Do you think it’s ok to base an AI alignment idea/plan on a metaethical assumption, given that there is a large spread of metaethical positions (among both amateur and professional philosophers) and it looks hard to impossible to resolve or substantially reduce the disagreement in a relevant timeframe? (I noted that the assumption is weightbearing, since you can arrive at an opposite conclusion of “non-upload necessity” given a different assumption.)

(Everyone seems to do this, and I’m trying to better understand people’s thinking/psychology around it, not picking on you personally.)

I suppose that a pointer to me is probably a lot simpler than a description/model of me, but that pointer is very difficult to construct, whereas I can see how to construct a model using imitation learning (obviously this is a “practical” consideration).

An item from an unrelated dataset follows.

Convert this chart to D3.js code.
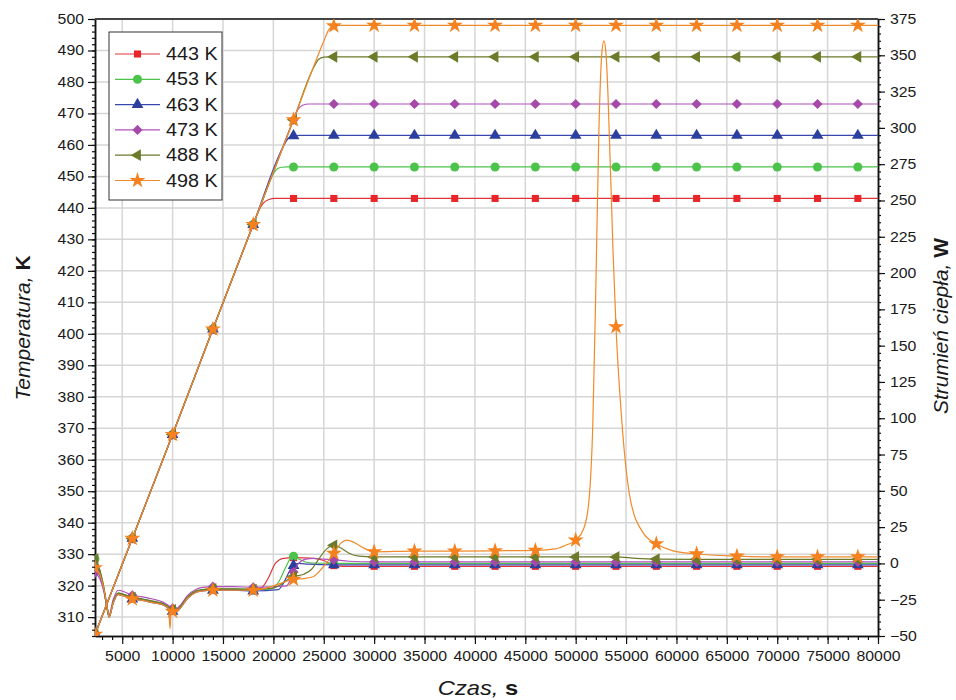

Not sure if you can or want to explain this more, but I’m pretty skeptical, given that distributional shift / OOD generalization has been a notorious problem for ML/DL (hence probably not neglected), and I haven’t heard of much theoretical or practical progress on this topic.

Also, the model of me is then the thing that becomes powerful, which satisfies my values much more than my values can be satisfied by an external alien thing rising to power (unless it just uploads me right away I suppose).

What about people whose values are more indexical (they want themselves to be powerful/smart/whatever, not a model/copy of them), or less personal (they don’t care about themselves or a copy being powerful, they’re fine with an external Friendly AI taking over the world and ensuring a good outcome for everyone)?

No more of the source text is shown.